US restaurants relying on franchising for growth

Posted by Editorial on 19th August 2008

A report from foodservice consultants Technomic has found that many top restaurant chains grew their 2007 sales through signing more franchisees, instead of relying on same-store sales increases.
“Restaurant chains are facing an increasingly challenging environment and higher costs,” notes Darren Tristano, Executive Vice President of Technomic Information Services. “Expansion through franchising transfers some of the downside risk of a slowing economy to the franchisees, while the franchisees benefit from managing a restaurant brand that is tried and true both operationally and with its consumer base.”

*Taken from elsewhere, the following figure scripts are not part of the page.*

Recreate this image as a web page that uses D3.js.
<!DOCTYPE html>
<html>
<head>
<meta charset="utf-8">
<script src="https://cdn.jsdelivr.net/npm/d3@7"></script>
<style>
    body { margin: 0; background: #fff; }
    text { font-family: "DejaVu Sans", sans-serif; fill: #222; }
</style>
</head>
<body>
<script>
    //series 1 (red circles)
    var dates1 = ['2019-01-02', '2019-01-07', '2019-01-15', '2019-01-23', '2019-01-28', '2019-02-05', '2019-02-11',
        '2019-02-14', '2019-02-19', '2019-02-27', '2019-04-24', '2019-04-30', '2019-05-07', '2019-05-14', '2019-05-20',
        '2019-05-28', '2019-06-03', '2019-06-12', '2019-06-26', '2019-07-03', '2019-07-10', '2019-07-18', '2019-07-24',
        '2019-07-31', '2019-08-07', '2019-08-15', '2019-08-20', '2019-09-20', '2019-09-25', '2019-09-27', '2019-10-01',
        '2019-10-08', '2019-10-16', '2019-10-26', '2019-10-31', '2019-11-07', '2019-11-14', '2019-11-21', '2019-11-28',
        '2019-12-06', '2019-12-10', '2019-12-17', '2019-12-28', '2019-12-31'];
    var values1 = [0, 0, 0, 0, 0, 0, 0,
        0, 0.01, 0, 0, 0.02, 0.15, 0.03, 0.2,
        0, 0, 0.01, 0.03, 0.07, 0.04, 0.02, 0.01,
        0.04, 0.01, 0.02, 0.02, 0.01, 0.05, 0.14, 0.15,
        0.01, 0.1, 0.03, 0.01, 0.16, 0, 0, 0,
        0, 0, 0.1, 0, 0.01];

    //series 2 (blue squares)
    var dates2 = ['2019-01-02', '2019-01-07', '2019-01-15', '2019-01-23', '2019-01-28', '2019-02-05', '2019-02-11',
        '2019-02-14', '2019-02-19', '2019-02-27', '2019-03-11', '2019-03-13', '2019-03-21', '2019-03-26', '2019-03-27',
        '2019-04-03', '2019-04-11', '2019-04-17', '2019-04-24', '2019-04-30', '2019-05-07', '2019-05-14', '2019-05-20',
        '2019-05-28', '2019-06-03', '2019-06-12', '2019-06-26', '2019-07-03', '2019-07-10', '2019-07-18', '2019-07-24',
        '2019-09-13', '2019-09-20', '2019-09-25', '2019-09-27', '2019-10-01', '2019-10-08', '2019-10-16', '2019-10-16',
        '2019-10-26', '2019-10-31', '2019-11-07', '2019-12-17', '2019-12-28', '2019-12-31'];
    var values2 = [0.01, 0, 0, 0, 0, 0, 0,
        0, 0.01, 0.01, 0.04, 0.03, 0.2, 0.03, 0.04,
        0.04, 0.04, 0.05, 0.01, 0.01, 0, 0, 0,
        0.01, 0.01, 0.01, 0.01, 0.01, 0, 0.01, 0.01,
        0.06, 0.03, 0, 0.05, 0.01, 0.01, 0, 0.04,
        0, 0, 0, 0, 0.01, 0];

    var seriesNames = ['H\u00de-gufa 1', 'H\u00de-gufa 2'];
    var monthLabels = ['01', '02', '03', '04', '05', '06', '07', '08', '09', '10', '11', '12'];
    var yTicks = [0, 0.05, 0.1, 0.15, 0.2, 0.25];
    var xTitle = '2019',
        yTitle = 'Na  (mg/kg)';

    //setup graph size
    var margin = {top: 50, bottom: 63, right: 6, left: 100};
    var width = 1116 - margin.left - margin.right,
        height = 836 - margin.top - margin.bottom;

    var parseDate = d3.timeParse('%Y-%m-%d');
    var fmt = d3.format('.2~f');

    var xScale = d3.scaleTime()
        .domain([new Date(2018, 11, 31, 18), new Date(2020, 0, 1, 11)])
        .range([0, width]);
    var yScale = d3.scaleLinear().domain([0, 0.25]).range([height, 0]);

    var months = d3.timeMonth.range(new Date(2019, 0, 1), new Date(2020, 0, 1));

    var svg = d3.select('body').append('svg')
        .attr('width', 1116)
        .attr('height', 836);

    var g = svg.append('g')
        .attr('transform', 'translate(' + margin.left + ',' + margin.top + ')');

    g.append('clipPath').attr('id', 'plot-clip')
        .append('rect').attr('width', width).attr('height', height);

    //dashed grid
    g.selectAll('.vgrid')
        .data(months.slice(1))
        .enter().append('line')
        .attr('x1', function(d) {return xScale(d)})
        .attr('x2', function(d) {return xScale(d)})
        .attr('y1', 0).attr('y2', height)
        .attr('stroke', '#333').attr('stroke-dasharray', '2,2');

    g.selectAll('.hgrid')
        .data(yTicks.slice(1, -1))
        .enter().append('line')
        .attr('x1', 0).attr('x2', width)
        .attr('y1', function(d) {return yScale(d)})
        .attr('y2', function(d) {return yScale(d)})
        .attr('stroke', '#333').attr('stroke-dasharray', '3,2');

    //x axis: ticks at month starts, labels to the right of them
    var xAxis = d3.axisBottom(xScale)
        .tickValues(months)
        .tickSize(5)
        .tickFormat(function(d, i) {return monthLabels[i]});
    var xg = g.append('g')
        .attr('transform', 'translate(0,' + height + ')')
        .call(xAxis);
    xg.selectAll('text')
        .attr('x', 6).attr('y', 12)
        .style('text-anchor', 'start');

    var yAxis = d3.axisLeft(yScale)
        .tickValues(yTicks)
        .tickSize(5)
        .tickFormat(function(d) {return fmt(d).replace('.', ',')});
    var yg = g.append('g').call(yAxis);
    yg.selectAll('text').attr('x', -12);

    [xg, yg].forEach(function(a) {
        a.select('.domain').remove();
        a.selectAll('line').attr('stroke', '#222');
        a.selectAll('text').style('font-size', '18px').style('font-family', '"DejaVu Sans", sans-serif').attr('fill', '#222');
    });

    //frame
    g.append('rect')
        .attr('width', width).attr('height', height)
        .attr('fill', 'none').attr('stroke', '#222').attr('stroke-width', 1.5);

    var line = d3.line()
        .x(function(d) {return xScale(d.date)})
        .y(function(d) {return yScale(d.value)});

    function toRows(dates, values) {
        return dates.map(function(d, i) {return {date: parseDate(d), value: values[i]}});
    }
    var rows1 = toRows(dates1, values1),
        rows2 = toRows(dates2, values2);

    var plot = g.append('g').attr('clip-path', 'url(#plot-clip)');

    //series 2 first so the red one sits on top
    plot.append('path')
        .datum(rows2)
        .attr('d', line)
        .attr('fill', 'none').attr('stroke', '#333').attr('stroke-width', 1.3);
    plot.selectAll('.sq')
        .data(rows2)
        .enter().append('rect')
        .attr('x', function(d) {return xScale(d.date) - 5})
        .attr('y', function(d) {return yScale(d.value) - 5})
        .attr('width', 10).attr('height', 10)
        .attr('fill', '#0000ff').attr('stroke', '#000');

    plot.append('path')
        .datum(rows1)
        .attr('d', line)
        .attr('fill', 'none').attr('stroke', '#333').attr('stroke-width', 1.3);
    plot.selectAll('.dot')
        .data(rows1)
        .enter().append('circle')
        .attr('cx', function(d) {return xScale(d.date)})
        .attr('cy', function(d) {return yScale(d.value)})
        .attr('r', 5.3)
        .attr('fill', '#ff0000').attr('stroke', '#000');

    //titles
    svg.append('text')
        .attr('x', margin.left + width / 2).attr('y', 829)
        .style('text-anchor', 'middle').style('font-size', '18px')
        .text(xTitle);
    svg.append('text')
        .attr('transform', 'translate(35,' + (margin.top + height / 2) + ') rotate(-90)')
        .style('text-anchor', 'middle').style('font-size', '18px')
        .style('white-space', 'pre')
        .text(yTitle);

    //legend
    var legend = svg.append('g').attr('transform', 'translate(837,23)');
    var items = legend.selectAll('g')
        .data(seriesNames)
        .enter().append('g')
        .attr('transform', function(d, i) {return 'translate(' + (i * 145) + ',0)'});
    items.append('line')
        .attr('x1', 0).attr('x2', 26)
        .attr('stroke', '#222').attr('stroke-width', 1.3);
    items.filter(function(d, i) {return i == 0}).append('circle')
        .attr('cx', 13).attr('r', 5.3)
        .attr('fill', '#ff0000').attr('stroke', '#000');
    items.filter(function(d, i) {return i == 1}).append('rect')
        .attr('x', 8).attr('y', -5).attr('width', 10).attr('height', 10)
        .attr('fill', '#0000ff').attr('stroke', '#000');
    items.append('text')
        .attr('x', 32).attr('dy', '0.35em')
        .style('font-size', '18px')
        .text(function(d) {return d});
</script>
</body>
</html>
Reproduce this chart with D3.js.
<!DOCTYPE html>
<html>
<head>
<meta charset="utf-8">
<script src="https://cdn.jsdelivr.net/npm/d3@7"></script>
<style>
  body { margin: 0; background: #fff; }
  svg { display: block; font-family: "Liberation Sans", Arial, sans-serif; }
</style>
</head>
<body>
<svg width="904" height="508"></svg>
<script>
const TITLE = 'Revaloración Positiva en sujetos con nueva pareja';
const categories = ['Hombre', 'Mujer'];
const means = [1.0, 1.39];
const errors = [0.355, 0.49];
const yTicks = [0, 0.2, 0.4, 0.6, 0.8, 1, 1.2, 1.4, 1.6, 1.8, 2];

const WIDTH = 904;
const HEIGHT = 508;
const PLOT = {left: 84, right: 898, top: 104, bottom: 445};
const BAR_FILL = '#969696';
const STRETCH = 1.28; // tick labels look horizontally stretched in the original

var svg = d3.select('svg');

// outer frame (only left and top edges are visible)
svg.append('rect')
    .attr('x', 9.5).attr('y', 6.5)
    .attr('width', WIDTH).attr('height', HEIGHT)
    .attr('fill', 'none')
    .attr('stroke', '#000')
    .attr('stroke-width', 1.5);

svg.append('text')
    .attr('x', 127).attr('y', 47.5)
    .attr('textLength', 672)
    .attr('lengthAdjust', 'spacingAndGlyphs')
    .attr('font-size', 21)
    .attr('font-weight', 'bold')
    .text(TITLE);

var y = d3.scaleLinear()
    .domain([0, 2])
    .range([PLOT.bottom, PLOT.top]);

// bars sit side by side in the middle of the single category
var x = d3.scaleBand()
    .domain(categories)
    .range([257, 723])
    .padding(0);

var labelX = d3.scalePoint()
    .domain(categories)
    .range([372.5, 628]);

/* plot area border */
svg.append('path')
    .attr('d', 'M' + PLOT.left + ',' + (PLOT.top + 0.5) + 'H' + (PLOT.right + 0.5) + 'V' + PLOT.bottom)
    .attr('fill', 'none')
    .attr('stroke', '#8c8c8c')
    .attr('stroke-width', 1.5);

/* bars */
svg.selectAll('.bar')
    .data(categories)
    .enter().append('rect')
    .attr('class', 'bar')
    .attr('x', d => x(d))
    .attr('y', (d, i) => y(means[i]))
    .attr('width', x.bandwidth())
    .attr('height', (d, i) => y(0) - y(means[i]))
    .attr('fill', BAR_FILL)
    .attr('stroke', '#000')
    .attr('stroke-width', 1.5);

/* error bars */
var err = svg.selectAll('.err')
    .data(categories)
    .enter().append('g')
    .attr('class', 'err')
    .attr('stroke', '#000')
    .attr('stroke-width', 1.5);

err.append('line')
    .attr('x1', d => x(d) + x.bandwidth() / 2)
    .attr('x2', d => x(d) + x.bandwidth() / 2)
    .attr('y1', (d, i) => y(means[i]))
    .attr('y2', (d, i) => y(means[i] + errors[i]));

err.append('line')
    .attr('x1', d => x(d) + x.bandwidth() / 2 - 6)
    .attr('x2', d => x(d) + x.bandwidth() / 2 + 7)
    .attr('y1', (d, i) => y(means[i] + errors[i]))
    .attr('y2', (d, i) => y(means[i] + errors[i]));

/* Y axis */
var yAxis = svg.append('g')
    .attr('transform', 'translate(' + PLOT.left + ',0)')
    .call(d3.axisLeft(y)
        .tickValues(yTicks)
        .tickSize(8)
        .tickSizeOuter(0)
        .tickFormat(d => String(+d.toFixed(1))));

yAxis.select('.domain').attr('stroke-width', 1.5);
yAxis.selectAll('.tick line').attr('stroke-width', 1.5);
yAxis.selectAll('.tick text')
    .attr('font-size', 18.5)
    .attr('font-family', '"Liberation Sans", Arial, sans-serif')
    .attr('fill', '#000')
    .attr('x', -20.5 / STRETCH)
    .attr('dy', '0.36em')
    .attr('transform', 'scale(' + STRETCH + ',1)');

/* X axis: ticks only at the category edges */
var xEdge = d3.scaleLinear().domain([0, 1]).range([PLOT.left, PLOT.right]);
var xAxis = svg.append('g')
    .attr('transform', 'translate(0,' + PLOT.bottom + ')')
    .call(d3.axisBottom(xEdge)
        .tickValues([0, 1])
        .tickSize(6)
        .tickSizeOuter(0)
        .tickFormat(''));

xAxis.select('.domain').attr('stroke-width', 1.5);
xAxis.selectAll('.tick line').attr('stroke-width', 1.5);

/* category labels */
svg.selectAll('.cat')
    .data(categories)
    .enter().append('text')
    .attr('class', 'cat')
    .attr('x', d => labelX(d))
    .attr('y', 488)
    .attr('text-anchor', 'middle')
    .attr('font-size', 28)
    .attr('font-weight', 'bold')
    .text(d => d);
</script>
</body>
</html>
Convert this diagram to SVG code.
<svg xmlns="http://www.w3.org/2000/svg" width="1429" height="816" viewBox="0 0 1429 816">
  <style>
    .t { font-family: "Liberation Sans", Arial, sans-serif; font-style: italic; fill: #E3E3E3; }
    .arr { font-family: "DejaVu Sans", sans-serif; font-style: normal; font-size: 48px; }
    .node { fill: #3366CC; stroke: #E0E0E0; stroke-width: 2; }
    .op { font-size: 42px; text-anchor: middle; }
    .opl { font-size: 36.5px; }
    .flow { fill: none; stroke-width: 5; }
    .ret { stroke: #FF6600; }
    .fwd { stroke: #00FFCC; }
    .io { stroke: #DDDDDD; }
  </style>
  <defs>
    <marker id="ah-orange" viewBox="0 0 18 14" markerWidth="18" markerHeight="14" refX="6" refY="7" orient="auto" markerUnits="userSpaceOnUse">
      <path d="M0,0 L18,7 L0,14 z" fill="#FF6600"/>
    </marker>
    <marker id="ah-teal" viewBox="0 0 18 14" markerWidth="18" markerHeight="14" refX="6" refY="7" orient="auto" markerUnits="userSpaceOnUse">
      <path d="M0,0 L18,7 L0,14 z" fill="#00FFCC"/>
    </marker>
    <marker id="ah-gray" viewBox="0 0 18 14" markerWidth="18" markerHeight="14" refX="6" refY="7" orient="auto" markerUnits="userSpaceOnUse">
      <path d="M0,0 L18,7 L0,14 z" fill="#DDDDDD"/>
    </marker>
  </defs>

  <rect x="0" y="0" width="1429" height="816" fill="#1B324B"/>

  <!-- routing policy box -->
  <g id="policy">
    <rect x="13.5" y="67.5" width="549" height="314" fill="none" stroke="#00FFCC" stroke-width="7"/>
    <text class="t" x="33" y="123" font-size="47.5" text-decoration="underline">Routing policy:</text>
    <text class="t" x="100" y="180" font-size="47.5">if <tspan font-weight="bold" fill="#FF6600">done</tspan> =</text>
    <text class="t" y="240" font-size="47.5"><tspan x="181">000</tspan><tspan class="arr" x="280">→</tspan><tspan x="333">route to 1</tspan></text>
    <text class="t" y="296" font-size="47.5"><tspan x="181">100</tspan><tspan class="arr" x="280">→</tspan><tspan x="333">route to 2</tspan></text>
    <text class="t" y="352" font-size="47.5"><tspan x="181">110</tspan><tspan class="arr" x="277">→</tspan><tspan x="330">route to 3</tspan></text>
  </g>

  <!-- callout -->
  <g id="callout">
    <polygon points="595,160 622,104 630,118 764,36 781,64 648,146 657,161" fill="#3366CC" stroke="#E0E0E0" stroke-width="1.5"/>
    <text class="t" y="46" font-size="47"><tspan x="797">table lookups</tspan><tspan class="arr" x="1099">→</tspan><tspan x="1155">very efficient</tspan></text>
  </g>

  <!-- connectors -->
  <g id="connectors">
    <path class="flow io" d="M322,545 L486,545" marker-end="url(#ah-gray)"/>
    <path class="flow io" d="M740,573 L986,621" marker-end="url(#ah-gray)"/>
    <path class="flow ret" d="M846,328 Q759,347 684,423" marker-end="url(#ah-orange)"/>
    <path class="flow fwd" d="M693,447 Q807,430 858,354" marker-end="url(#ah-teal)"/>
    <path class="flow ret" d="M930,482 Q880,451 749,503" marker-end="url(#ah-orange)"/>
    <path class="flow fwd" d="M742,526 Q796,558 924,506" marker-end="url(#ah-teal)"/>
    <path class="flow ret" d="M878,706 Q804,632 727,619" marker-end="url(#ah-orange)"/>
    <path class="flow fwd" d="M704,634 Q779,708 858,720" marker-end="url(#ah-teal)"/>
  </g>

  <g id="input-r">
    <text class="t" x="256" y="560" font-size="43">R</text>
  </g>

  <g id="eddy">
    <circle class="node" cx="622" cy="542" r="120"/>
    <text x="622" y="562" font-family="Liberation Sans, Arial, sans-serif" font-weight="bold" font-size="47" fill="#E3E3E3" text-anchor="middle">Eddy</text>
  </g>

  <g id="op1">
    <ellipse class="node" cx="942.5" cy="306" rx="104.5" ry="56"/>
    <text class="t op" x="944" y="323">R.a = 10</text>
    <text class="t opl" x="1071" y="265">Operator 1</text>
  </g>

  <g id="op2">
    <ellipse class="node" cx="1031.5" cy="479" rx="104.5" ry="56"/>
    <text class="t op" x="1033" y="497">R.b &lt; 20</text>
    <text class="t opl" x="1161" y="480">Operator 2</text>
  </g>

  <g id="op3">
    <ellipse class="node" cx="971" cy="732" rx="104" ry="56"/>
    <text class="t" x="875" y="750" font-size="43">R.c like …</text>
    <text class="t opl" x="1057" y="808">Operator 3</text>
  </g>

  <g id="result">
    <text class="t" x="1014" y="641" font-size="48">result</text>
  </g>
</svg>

Technomic teamed with Restaurant Finance Monitor to produce the Technomic/Restaurant Finance Monitor Top 400 Restaurant Franchise Company Report. Select findings included:

* The Top 400 restaurant franchisees generated $31 billion in sales in 2007, about 8.5 per cent of the total restaurant industry’s $364 billion.

* NPC International, a major franchisee of Pizza Hut, was the largest franchise company in 2007, with sales of $679 million, up 12.9 percent over 2006.

* Burger King, Taco Bell and McDonald’s were the restaurant brands most often franchised.

Franchising has also had its pitfalls in America this year with a growing number of casual dining franchises struggling as high food prices and low consumer confidence take their toll. This has, however, provided an opportunity for restaurants who have managed to withstand the downturn with the potential to increase their market share and prosper as soon as economic prosperity returns.